The “great singer who can’t get a break in this business” trope earns a desultory, if occasionally tuneful treatment in “Hold On,” a faith-based drama “inspired by true events.”
It plays as preordained, and the emotionally-flat performances, even in roles designed to manipulate, undo it as it covers ground many before have covered.
Sidney Rhodes, played by Micayla De Ette, is introduced as the most gifted singer ever to come out of North Oakland, California. We hear her being interviewed on local radio, a contest victory under her belt and her eyes on that “Make it big in LA” prize in her voice, under the opening credits.
Years later, we see her dealing with the reality of the music business in the showbiz capital. She’s singing jingles, showing off that five octave range for a cut-rate producer with a “studio” in his apartment. His only note to her? “Be less ethnic.”
She’s a singer. She can sound “whiter” if that what he doesn’t have the nerve to request.
She keeps up a video blog, summoning up bubbly enthusiasm for her “fans,” excited for this “big audition” coming up, her “new music.”
But the truth is, Sidney’s nobody’s idea of a modern pop star. She’s aging out of her window to “make it,” and knows it. She’s got talent and training, but she’s Adele-sized, and then some.
“It’s about more than the voice,” a dismissive talent scout mutters, refusing to make eye contact. “What’s special about you?”
“I was meant to reach more people,” Sidney thinks.
Her day job is with a local church, working in the office, making deliveries to the homeless, choral director and singing “worship leader” on Sundays. Her pastor (Luiz Guzman) would love for her to come up with some more traditional fare for the worship band/choir to perform.
That’s what sends Sidney to a local record store, where the owner has no idea who Mahalia Jackson is.
“Is she the one between Janet and LaToya?”
But the irritable clerk there, Vic (writer-director Tarek Tohme) helps her out, before having the final meltdown that’ll get him fired. That sets the stage for this troubled “rich kid,” driving a Mercedes SUV that the record store owner used as his contemptuous nickname (“Mercedes”) to fall under Sidney’s spell.
NOT romantically, he and the screenplay keep insisting (if there’s “fat shaming” here, it’s in moments like that). But he’s the estranged son of a famous producer (Maurice Benard). He finds Sidney’s singing samples on Youtube, swipes some gear from his daddy’s home studio, and badgers her into letting him record her and manage her.
The “douchebag bipolar crazy person” has to convince Ms. “I can’t trust ANYbody out here” to sing him that one song, “written from a hard place,” that captures the scope, range and drama of her Mahalia Jackson-sized voice. And the rest will be history, right? Or at least according to formula.
Flavor Flav is wackily miscast as “the kid’s” probation officer. He’s not an awful actor, but he doesn’t adjust his appearance to look the part — in the least.

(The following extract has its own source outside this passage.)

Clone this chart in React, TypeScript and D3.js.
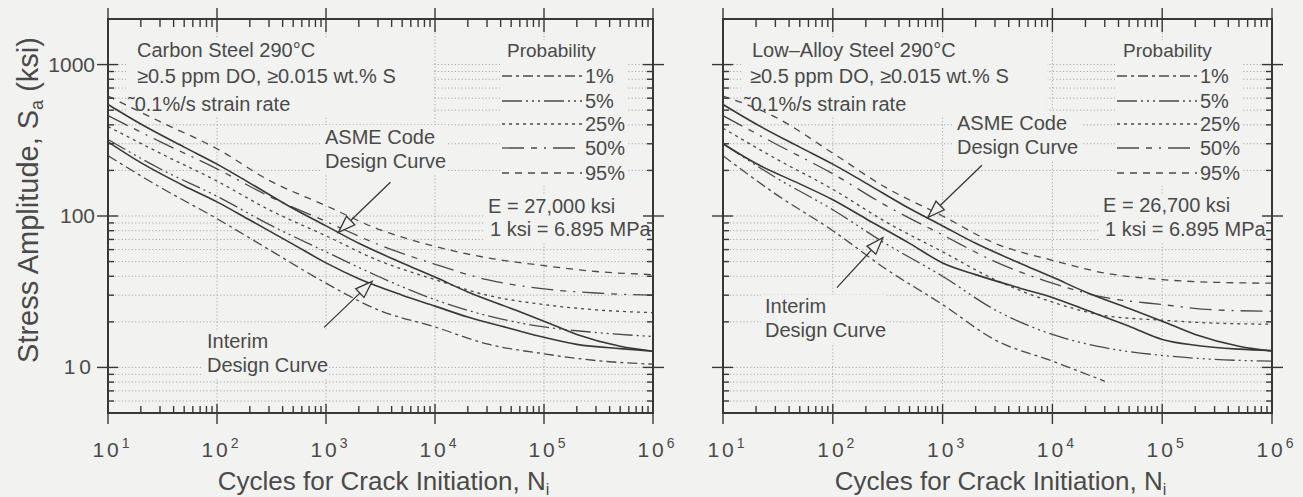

Guzman is one of Hollywood’s best character actors, but he’s nobody’s idea of a charismatic preacher. No presence in the pulpit.
Amanda Lillard plays an example of the sort of pop star record companies adore today, Alvaro Manrique is Sidney’s prodigal (junky) brother that she won’t give up on and Mikel Butler plays her supportive younger sister.
Merely introducing the characters points us in exactly the direction all of this is going. It’s going to take some magical performances to bring this predictable tale to life, and nobody here is up to the task.
De Ette is a much more dramatic singer than actress, Tohme has but a wan, single note to play and he can’t make that an interesting one. The shots and editing have an enervated feel, as if everybody involved is just showing up on a shoot they realize is just “Here we go again.”
As with most every film, there’s the germ of a good idea here — a faintly-edgy faith-based music movie with an unconventional leading lady and a story arc that avoids conventional “Star is Born” dynamics. It’s just that nobody involved seems to have a grasp of what they could do with this, other than the most predictable choices.
MPAA Rating: PG-13 for a scene of violence, thematic elements and some language
Credits: Written and directed by Tarek Tohme. A Film Bureau release.